Um, big deal. Is there anyone, outside of Watergate buffs and professional historians, who needs or wants instant living-room access to all that detail? Sure, the grainy movies can be diverting in a campy sort of way. Here's Nixon with Ceaucescu! Nixon with Tito! Nixon with Franco! Nixon with Hirohito! Nixon with the Pope! Nixon with Red Skelton! In one emblematic video of a White House staff meeting, Haldeman turns his movie camera on John Ehrlichman -- who's got a camera of his own pointed at then-speechwriter William Safire.

The Haldeman Diaries CD-ROM is a vast array of footnotes and marginalia -- but it is only one side of the story of the digitization of contemporary history. While Sony was packaging Haldeman's archives, years of more recent White House records nearly wound up in the dustbin of history. In 1989, as it took office, the Bush Administration decided to erase the entire file of White House electronic mail from eight years of the Reagan administration. Only a lawsuit by the National Security Archive preserved the information.

The archive -- a non-governmental research institute and library for records released under the Freedom of Information Act -- fought a five-year legal battle to establish the principle that governmental e-mail deserves to be preserve as a vital part of the historical record.

Tom Blanton, the archive's director, says, "The Bush administration's defense was that if it was an important piece of e-mail, they'd already printed it out. So we said to the judge, let's order them to produce every print-out they have. They came up with maybe 1000 individual messages." With 1200 people using the White House mail system, that might have been a half-day's worth of e-mail.

The National Security Archive finally won its case last summer.
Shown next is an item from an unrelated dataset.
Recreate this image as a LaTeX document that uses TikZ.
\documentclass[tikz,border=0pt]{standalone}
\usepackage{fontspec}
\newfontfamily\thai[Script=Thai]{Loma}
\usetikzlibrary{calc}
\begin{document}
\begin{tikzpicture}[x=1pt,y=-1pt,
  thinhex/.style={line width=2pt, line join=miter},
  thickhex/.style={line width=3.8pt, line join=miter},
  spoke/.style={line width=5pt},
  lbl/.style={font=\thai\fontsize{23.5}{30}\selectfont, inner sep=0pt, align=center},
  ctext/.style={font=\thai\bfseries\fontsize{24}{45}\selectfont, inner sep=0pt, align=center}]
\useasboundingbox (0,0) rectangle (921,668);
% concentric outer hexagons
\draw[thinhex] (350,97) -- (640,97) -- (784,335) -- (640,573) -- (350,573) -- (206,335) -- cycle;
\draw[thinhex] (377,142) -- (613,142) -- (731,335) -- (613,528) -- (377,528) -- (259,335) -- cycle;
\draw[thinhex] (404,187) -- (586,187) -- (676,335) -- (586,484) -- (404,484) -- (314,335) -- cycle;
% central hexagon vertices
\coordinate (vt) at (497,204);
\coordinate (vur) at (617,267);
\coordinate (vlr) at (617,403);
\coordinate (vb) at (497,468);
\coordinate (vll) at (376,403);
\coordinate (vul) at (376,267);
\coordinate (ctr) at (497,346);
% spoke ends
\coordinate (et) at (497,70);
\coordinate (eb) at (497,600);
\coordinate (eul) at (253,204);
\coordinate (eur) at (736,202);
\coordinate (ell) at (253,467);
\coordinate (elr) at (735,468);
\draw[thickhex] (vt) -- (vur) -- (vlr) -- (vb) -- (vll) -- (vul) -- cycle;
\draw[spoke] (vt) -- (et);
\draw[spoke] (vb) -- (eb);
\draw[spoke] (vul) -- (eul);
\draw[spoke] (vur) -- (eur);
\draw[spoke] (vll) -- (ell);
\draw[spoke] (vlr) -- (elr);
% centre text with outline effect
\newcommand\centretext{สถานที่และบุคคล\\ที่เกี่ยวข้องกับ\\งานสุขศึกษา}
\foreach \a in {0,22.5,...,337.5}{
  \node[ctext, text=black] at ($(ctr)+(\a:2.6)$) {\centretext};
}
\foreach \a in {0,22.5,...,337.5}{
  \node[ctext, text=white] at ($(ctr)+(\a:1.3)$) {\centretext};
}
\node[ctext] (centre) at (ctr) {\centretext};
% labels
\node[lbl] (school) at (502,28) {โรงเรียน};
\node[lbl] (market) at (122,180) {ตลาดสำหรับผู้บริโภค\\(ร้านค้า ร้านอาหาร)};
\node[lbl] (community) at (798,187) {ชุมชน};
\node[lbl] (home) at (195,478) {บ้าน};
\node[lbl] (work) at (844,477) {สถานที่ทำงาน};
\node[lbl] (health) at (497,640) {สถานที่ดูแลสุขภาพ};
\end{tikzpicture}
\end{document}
This coming December, Blanton says, it plans to issue a combination book and floppy disk, featuring annotated texts of some osome of the more significant White House e-mail missives. "There's sometimes a higher level of candor in e-mail," he notes. "You get people cursing at each other, and you also have these long sober substantive discussions -- like, how're we going to sell Star Wars to the American public?"

The archive has already ventured into CD-ROM publishing, with a disk that contains scanned images of a quarter of a million pages of formerly secret government documents -- including papers relating to the Cuban missile crisis, the Iran hostage crisis and other sensitive foreign-policy matters. You won't find the archive's CD at your neighborhood software shop next to The Haldeman Diaries; the customers for this kind of data are mostly university libraries.

Recent advances in digital technology are beginning to eliminate the kinds of paper trails that historians have always relied on. That's why the work the National Security Archive and similar institutions are doing today is so important.

In 1984, George Orwell imagined the ironically titled "memory hole" as a kind of dead-letter office for pieces of history that Big Brother's government had decided were no longer of use. The "memory hole" comes a little closer to reality today every time a public institution decides to wipe its databanks clean.

Preserving this kind of bureaucratic information is difficult and sometimes dull work, and we could all pretend it doesn't matter. But -- as Richard Nixon himself put it so succinctly -- that would be wrong.